── Task data ──

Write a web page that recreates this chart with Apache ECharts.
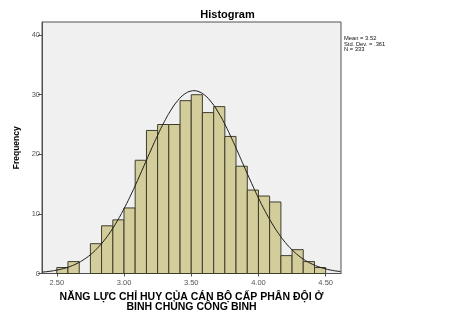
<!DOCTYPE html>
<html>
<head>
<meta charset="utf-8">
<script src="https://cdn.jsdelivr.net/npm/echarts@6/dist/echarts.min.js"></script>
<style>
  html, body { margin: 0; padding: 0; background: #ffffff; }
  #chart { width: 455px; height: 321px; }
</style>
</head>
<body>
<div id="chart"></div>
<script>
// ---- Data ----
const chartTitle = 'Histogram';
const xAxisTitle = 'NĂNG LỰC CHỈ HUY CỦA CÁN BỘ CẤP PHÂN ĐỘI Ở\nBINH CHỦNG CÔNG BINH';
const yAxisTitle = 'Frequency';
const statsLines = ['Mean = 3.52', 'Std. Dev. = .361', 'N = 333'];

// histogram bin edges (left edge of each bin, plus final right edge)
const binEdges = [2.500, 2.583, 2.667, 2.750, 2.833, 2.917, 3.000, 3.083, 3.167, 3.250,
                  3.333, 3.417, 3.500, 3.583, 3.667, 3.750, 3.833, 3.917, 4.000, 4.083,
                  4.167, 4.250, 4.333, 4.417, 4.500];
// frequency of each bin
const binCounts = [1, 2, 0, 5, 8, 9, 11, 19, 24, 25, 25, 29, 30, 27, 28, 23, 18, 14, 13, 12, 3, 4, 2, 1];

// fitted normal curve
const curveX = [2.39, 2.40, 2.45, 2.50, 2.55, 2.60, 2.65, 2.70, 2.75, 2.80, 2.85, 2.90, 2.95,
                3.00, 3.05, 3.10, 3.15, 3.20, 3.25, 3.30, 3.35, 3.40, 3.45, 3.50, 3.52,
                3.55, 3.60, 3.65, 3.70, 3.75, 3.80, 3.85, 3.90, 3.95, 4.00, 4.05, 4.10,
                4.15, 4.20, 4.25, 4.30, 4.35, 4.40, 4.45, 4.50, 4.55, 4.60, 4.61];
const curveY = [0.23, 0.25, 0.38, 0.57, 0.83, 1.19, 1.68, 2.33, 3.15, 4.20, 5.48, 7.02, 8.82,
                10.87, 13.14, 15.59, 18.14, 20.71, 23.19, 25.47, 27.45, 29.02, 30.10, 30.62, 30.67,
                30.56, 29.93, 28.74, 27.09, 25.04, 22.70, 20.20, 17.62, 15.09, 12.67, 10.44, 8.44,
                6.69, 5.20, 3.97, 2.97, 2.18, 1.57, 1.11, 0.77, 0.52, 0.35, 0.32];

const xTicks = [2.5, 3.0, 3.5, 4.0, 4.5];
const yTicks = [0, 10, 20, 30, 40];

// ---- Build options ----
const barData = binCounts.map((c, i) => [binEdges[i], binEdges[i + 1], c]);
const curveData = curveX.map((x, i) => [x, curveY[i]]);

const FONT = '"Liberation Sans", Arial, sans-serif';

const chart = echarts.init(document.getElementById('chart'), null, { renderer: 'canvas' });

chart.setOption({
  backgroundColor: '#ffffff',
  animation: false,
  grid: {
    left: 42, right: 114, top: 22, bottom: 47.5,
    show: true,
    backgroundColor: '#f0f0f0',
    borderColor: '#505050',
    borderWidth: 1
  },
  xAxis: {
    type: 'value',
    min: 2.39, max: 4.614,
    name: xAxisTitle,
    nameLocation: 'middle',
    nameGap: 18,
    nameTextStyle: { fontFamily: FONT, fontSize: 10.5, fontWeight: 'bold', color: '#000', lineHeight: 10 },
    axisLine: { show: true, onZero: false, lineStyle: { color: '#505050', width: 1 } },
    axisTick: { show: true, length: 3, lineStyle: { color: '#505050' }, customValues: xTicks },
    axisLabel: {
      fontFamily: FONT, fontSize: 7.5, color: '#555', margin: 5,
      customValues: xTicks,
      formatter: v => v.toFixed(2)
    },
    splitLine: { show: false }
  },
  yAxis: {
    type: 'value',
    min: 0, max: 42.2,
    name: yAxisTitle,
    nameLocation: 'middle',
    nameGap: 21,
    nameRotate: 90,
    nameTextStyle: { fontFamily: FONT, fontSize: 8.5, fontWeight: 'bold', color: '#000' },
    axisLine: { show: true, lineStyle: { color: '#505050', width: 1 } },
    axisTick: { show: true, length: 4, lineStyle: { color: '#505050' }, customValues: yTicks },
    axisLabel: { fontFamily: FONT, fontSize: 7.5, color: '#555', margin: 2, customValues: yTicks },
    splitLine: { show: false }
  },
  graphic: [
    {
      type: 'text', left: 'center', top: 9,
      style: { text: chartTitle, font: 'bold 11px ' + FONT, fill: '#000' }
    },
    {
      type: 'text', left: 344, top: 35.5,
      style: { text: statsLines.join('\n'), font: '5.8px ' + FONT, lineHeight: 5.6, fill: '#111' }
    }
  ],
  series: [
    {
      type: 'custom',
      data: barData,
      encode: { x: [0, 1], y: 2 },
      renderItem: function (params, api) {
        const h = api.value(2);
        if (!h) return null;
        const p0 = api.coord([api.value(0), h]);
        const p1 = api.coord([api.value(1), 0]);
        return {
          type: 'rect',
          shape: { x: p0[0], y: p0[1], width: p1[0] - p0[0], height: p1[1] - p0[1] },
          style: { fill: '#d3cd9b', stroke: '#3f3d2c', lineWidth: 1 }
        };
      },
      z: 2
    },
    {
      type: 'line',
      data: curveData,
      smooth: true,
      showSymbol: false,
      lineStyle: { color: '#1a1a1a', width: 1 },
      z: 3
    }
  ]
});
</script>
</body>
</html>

───
── Task data ──

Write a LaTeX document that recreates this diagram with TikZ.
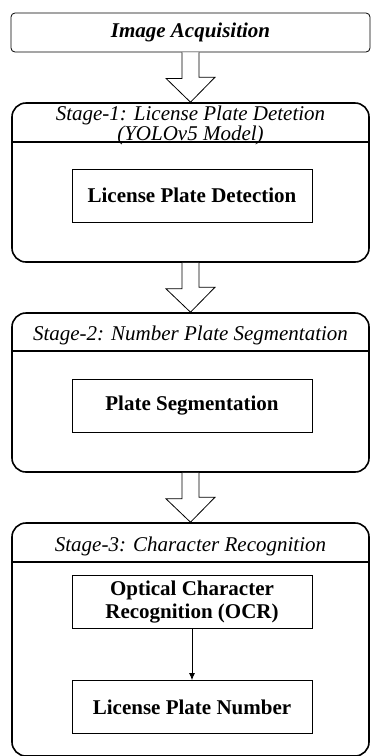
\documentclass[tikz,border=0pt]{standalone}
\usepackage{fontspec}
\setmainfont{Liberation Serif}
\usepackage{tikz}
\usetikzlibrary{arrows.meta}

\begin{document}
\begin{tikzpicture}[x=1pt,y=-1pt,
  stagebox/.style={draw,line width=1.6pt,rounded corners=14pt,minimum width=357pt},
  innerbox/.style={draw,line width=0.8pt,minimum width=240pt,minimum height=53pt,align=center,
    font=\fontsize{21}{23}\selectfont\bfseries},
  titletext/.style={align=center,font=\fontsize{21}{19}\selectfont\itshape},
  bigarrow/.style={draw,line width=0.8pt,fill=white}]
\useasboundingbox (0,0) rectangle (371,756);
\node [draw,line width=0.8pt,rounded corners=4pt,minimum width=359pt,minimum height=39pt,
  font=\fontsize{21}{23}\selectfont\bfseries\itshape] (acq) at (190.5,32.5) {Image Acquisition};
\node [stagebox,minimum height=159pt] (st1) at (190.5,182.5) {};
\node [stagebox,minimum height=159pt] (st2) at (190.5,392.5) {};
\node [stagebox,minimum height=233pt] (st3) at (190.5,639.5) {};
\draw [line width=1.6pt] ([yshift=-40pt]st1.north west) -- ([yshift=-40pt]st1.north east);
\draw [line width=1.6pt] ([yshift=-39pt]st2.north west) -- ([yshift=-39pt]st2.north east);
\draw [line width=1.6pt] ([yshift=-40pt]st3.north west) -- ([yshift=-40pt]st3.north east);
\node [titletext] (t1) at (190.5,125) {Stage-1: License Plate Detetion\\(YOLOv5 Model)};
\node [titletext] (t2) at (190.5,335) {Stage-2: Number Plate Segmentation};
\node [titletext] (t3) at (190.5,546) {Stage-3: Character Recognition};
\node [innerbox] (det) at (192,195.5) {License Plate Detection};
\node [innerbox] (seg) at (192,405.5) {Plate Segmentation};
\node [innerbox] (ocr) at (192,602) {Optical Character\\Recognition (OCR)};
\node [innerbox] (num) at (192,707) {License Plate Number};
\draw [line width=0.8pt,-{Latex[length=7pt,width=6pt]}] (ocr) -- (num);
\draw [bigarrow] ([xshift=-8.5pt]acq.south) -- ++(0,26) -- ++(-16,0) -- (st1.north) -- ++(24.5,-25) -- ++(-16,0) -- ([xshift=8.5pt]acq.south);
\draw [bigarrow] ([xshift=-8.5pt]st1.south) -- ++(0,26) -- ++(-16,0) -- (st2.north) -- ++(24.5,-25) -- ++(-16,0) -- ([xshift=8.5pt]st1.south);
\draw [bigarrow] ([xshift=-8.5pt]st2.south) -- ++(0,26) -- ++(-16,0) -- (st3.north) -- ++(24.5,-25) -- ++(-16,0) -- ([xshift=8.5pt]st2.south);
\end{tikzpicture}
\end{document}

───

Written problem: Where a line in the entries holds the word "recreates", copy that line.

Task output:
Write a web page that recreates this chart with Apache ECharts.
Write a LaTeX document that recreates this diagram with TikZ.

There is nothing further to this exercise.